→ Problem details:
Within the records below, find each line that holds the string "this", then copy it.

→ Available records:
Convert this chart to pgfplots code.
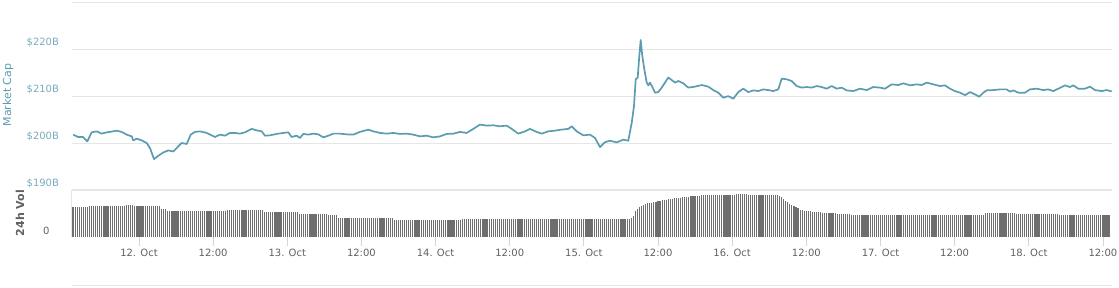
\documentclass[border=0pt]{standalone}
\usepackage{fontspec}
\setmainfont{DejaVu Sans}
\usepackage{pgfplots}
\pgfplotsset{compat=1.18}
\usepackage{pgfplotstable}
\definecolor{gridc}{RGB}{230,230,230}
\definecolor{linec}{RGB}{92,156,176}
\definecolor{capc}{RGB}{120,172,188}
\definecolor{barc}{RGB}{110,110,110}
\definecolor{txtc}{RGB}{96,96,96}
\definecolor{tickc}{RGB}{204,214,235}

% Market cap (hours since 12 Oct 00:00, $B)
\pgfplotstableread[row sep=\\]{h v\\
-10.63 201.78\\ -9.87 201.28\\ -9.06 201.28\\ -8.37 200.34\\ -7.65 202.27\\ -6.85 202.48\\ -6.04 201.99\\ -5.23 202.27\\ -4.42 202.42\\ -3.61 202.63\\
-2.80 202.36\\ -1.99 201.78\\ -1.18 201.41\\ -0.92 200.56\\ -0.37 200.92\\ 0.44 200.56\\ 1.25 200.00\\ 1.78 198.93\\ 2.43 196.57\\ 3.12 197.28\\
3.93 197.99\\ 4.74 198.42\\ 5.55 198.20\\ 6.10 198.93\\ 6.91 200.00\\ 7.72 199.79\\ 8.37 201.78\\ 9.06 202.36\\ 9.87 202.48\\ 10.96 202.14\\
12.30 201.28\\ 13.11 201.78\\ 13.92 201.56\\ 14.73 202.14\\ 15.54 202.14\\ 16.35 201.99\\ 17.16 202.27\\ 18.24 203.00\\ 19.05 202.70\\ 19.86 202.48\\
20.39 201.56\\ 21.20 201.63\\ 22.29 201.93\\ 23.35 202.14\\ 24.16 202.27\\ 24.71 201.28\\ 25.52 201.56\\ 26.06 201.07\\ 26.59 201.93\\ 27.40 201.78\\
28.21 201.99\\ 29.02 201.84\\ 29.83 201.20\\ 30.64 201.56\\ 31.45 201.99\\ 32.53 201.99\\ 33.61 201.84\\ 34.68 201.78\\ 35.77 202.36\\ 37.11 202.85\\
37.92 202.48\\ 39.00 202.14\\ 40.09 201.99\\ 41.16 202.14\\ 42.24 201.93\\ 43.32 201.99\\ 44.39 201.78\\ 45.48 201.41\\ 46.56 201.56\\ 47.63 201.20\\
48.71 201.41\\ 49.80 201.93\\ 50.87 201.99\\ 51.95 202.36\\ 53.04 202.14\\ 54.10 203.00\\ 55.19 203.92\\ 56.27 203.70\\ 57.34 203.77\\ 58.42 203.55\\
59.51 203.70\\ 60.32 203.00\\ 61.38 201.99\\ 62.47 202.48\\ 63.28 203.00\\ 64.36 202.36\\ 65.17 201.99\\ 66.24 202.48\\ 67.33 202.63\\ 68.41 202.85\\
69.48 203.00\\ 70.03 203.55\\ 70.84 202.48\\ 71.91 201.63\\ 72.99 201.78\\ 73.80 201.07\\ 74.61 199.14\\ 75.42 200.17\\ 76.23 200.49\\ 77.31 200.13\\
78.38 200.71\\ 79.19 200.49\\ 79.74 204.28\\ 80.11 207.84\\ 80.39 213.55\\ 80.71 213.92\\ 80.97 218.54\\ 81.20 221.91\\ 81.45 218.54\\ 81.78 215.70\\
82.17 212.85\\ 82.43 212.27\\ 82.70 212.85\\ 83.14 211.78\\ 83.51 210.71\\ 84.04 210.83\\ 84.59 211.78\\ 85.13 212.85\\ 85.66 213.92\\ 86.21 213.40\\
86.75 212.85\\ 87.28 213.19\\ 88.09 212.70\\ 88.90 211.78\\ 89.98 211.99\\ 91.07 212.33\\ 92.13 211.99\\ 92.94 211.26\\ 93.75 210.71\\ 94.56 209.64\\
95.37 209.98\\ 96.18 209.42\\ 96.99 210.83\\ 97.80 211.56\\ 98.61 210.83\\ 99.42 211.20\\ 100.23 211.05\\ 101.04 211.41\\ 101.85 211.26\\ 102.65 211.05\\
103.46 211.41\\ 104.02 213.70\\ 104.82 213.55\\ 105.63 213.19\\ 106.44 212.12\\ 107.25 211.78\\ 108.06 211.91\\ 108.87 211.78\\ 109.68 212.12\\ 110.48 211.91\\
111.29 211.56\\ 112.10 212.12\\ 112.91 211.56\\ 113.72 211.78\\ 114.53 211.20\\ 115.60 211.05\\ 116.69 211.56\\ 117.77 211.26\\ 118.84 211.91\\ 119.92 211.78\\
120.73 211.56\\ 121.82 212.48\\ 122.89 212.33\\ 123.69 212.70\\ 124.78 212.27\\ 125.86 212.48\\ 126.67 212.33\\ 127.48 212.85\\ 128.55 212.48\\ 129.63 212.12\\
130.44 212.27\\ 131.25 211.56\\ 132.06 211.05\\ 132.87 210.71\\ 133.68 210.19\\ 134.49 210.83\\ 135.30 210.34\\ 135.99 209.85\\ 136.64 210.71\\ 137.19 211.20\\
138.26 211.26\\ 139.34 211.41\\ 140.43 211.41\\ 140.96 210.92\\ 141.50 211.20\\ 142.31 210.71\\ 143.39 210.71\\ 144.20 211.41\\ 145.28 211.56\\ 146.35 211.26\\
147.16 211.41\\ 147.97 211.05\\ 148.78 211.56\\ 149.86 212.27\\ 150.66 211.91\\ 151.20 212.27\\ 152.01 211.56\\ 153.09 211.56\\ 153.91 211.99\\ 154.71 211.26\\
155.80 211.05\\ 156.60 211.26\\ 157.42 210.98\\
}\mcap

% 24h volume, one bar every 20 minutes (relative units)
\pgfplotstableread[row sep=\\]{v\\
30\\ 30\\ 30\\ 30\\ 30\\ 30\\ 30\\ 30\\
31\\ 31\\ 31\\ 31\\ 31\\ 31\\ 31\\ 31\\ 31\\ 31\\
31\\ 31\\ 31\\ 31\\ 31\\ 31\\ 31\\ 31\\
32\\ 32\\ 32\\ 32\\
30.7\\ 30.7\\ 30.7\\ 30.7\\ 30.7\\ 30.7\\ 30.7\\ 30.7\\ 30.7\\ 30.7\\
30.7\\ 30.7\\ 30.7\\
28\\ 28\\ 28\\
25.7\\ 25.7\\ 25.7\\ 25.7\\ 25.7\\ 25.7\\ 25.7\\ 25.7\\ 25.7\\ 25.7\\
25.7\\ 25.7\\ 25.7\\ 25.7\\ 25.7\\ 25.7\\ 25.7\\ 25.7\\ 25.7\\ 25.7\\
25.7\\ 25.7\\ 25.7\\ 25.7\\ 25.7\\ 25.7\\ 25.7\\ 25.7\\ 25.7\\
26.7\\ 26.7\\ 26.7\\ 26.7\\ 26.7\\ 26.7\\ 26.7\\ 26.7\\ 26.7\\ 26.7\\
26.7\\ 26.7\\ 26.7\\ 26.7\\ 26.7\\ 26.7\\ 26.7\\ 26.7\\
24.7\\ 24.7\\ 24.7\\ 24.7\\ 24.7\\ 24.7\\ 24.7\\ 24.7\\ 24.7\\ 24.7\\
24.7\\ 24.7\\ 24.7\\ 24.7\\ 24.7\\ 24.7\\ 24.7\\
23\\ 23\\ 23\\ 23\\ 23\\ 23\\ 23\\ 23\\ 23\\ 23\\
23\\ 23\\ 23\\ 23\\
22\\ 22\\ 22\\ 22\\ 22\\
19.3\\ 19.3\\ 19.3\\ 19.3\\ 19.3\\ 19.3\\ 19.3\\ 19.3\\ 19.3\\ 19.3\\
19.3\\ 19.3\\ 19.3\\ 19.3\\ 19.3\\ 19.3\\ 19.3\\ 19.3\\ 19.3\\ 19.3\\
19.3\\ 19.3\\ 19.3\\ 19.3\\ 19.3\\ 19.3\\ 19.3\\
17.3\\ 17.3\\ 17.3\\ 17.3\\ 17.3\\ 17.3\\ 17.3\\ 17.3\\ 17.3\\ 17.3\\
17.3\\ 17.3\\ 17.3\\ 17.3\\ 17.3\\ 17.3\\ 17.3\\ 17.3\\ 17.3\\ 17.3\\
17.3\\ 17.3\\ 17.3\\ 17.3\\ 17.3\\ 17.3\\ 17.3\\ 17.3\\ 17.3\\ 17.3\\
17.3\\ 17.3\\ 17.3\\
17.8\\ 17.8\\ 17.8\\ 17.8\\ 17.8\\ 17.8\\ 17.8\\ 17.8\\ 17.8\\ 17.8\\
17.8\\ 17.8\\ 17.8\\ 17.8\\ 17.8\\ 17.8\\ 17.8\\ 17.8\\ 17.8\\ 17.8\\
17.8\\ 17.8\\ 17.8\\ 17.8\\ 17.8\\ 17.8\\ 17.8\\ 17.8\\ 17.8\\ 17.8\\
18.4\\ 18.4\\ 18.4\\ 18.4\\ 18.4\\ 18.4\\ 18.4\\ 18.4\\ 18.4\\ 18.4\\
18.4\\ 18.4\\ 17.8\\ 17.8\\ 17.8\\ 17.8\\ 17.8\\ 17.8\\ 17.8\\ 17.8\\
17.8\\ 17.8\\ 17.8\\ 17.8\\ 17.8\\ 17.8\\ 17.8\\ 17.8\\ 17.8\\ 17.8\\
17.8\\ 17.8\\ 17.8\\ 17.8\\ 17.8\\ 17.8\\ 17.8\\ 17.8\\ 17.8\\ 17.8\\
17.8\\ 17.8\\ 17.8\\ 17.8\\ 17.8\\ 17.8\\ 17.8\\ 17.8\\ 17.8\\ 17.8\\
17.8\\ 17.8\\
19\\ 20.7\\ 26.3\\ 28\\ 29.5\\ 30.7\\ 32\\ 33\\ 33.5\\ 34\\
34.3\\ 34.7\\ 35\\ 35.5\\ 36\\ 36.5\\ 37\\ 37.3\\ 37.6\\ 38\\
38.3\\ 38.6\\ 39\\ 39.2\\ 39.4\\ 39.6\\ 39.8\\ 40\\ 40.3\\ 40.5\\
40.7\\ 40.9\\ 41.1\\ 41.3\\
41.5\\ 41.5\\ 41.6\\ 41.6\\ 41.7\\ 41.7\\ 41.8\\ 41.8\\ 41.9\\ 41.9\\
42\\ 42\\ 42\\ 42\\ 42\\ 42\\ 42\\
43\\ 43\\ 43\\ 43\\ 43\\ 43\\
42.3\\ 42.3\\ 42.3\\ 42.3\\ 42.3\\ 42.3\\ 42.3\\ 42.3\\ 42.3\\ 42.3\\
42.3\\ 42.3\\ 42.3\\ 42.3\\ 42.3\\
41\\ 40\\ 38\\ 36.3\\ 35\\ 33\\ 31.5\\ 30.7\\ 29.5\\ 28.5\\ 27.4\\
26.8\\ 26.4\\ 26\\ 25.7\\ 25.5\\ 25.3\\ 25.1\\ 24.9\\ 24.7\\ 24.5\\ 24.2\\ 24\\
23.9\\ 23.8\\ 23.7\\ 23.6\\ 23.5\\ 23.4\\ 23.3\\ 23.2\\ 23.1\\ 23\\ 23\\ 23\\
22.4\\ 22.4\\ 22.4\\ 22.4\\ 22.4\\ 22.4\\ 22.4\\ 22.4\\ 22.4\\ 22.4\\
22.4\\ 22.4\\ 22.4\\ 22.4\\ 22.4\\ 22.4\\ 22.4\\ 22.4\\ 22.4\\ 22.4\\
22.4\\ 22.4\\ 22.4\\ 22.4\\ 22.4\\ 22.4\\ 22.4\\ 22.4\\ 22.4\\ 22.4\\
22.4\\ 22.4\\ 22.4\\ 22.4\\ 22.4\\ 22.4\\ 22.4\\ 22.4\\ 22.4\\ 22.4\\
22\\ 22\\ 22\\ 22\\ 22\\ 22\\ 22\\ 22\\ 22\\ 22\\
22\\ 22\\ 22\\ 22\\ 22\\ 22\\ 22\\ 22\\ 22\\ 22\\
22\\ 22\\ 22\\ 22\\ 22\\
23.7\\ 23.7\\ 23.7\\ 23.7\\ 23.7\\ 23.7\\ 23.7\\ 23.7\\ 23.7\\ 23.7\\
23.7\\ 23.7\\ 23.7\\ 23.7\\ 23.7\\
22.7\\ 22.7\\ 22.7\\ 22.7\\ 22.7\\ 22.7\\ 22.7\\ 22.7\\ 22.7\\ 22.7\\
22.7\\ 22.7\\ 22.7\\ 22.7\\ 22.7\\ 22.7\\ 22.7\\ 22.7\\ 22.7\\ 22.7\\
22.7\\
22\\ 22\\ 22\\ 22\\ 22\\ 22\\ 22\\ 22\\ 22\\ 22\\
22\\ 22\\ 22\\ 22\\ 22\\ 22\\ 22\\ 22\\ 22\\ 22\\
22\\ 22\\ 22\\ 22\\ 22\\
}\vol

\begin{document}
\begin{tikzpicture}[x=1pt,y=1pt]
\useasboundingbox (0,0) rectangle (1119,287);
\begin{axis}[at={(72pt,97pt)}, anchor=south west, width=1040pt, height=188pt, scale only axis,
  xmin=-10.84, xmax=157.47, ymin=190, ymax=230,
  axis line style={draw=none}, xtick=\empty,
  ytick={190,200,210,220,230}, yticklabels={\$190B,\$200B,\$210B,\$220B,},
  ymajorgrids, grid style={gridc, line width=1pt}, ytick style={draw=none},
  yticklabel style={font=\fontsize{10}{12}\selectfont, text=capc, anchor=east, yshift=6.5pt, xshift=-9.5pt},
  ylabel={Market Cap},
  ylabel style={at={(axis description cs:-0.0615,0.505)}, anchor=center, rotate=0, font=\fontsize{11}{13}\selectfont, text=linec}]
\addplot[linec, line width=1.7pt, line join=round] table[x=h, y=v] {\mcap};
\end{axis}
\begin{axis}[at={(72pt,50pt)}, anchor=south west, width=1040pt, height=47pt, scale only axis,
  xmin=-10.84, xmax=157.47, ymin=0, ymax=47,
  axis line style={draw=none},
  xtick={0,12,...,156},
  xticklabels={12. Oct,12:00,13. Oct,12:00,14. Oct,12:00,15. Oct,12:00,16. Oct,12:00,17. Oct,12:00,18. Oct,12:00},
  xtick pos=left, tick align=outside, major tick length=9pt,
  xtick style={draw=tickc, line width=0.8pt},
  xticklabel style={font=\fontsize{10}{12}\selectfont, text=txtc},
  ytick={0}, yticklabels={0}, ytick style={draw=none},
  yticklabel style={font=\fontsize{10}{12}\selectfont, text=txtc, yshift=6pt, xshift=-10pt},
  ylabel={\textbf{24h Vol}},
  ylabel style={at={(axis description cs:-0.05,0.51)}, anchor=center, rotate=0, font=\fontsize{11}{13}\selectfont, text=txtc},
  after end axis/.code={
    \draw[gridc, line width=1pt] (rel axis cs:0,1) -- (rel axis cs:1,1);
    \draw[gridc, line width=1pt] (rel axis cs:0,0) -- (rel axis cs:0,1);
  }]
\addplot[ycomb, barc, line width=1.2pt] table[x expr=\coordindex/3-10.67, y=v] {\vol};
\end{axis}
\draw[gridc, line width=1pt] (72,1.5) -- (1112,1.5);
\end{tikzpicture}
\end{document}
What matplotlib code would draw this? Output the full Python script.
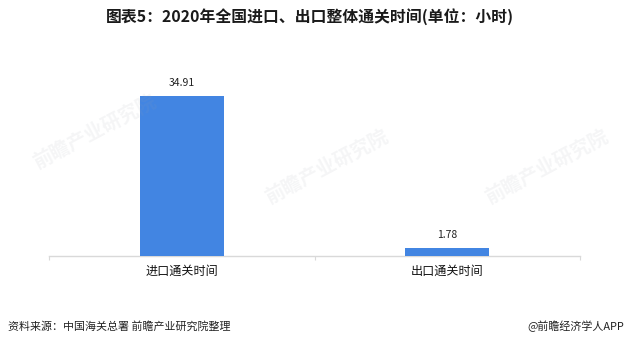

→ Result of the task:
Convert this chart to pgfplots code.
What matplotlib code would draw this? Output the full Python script.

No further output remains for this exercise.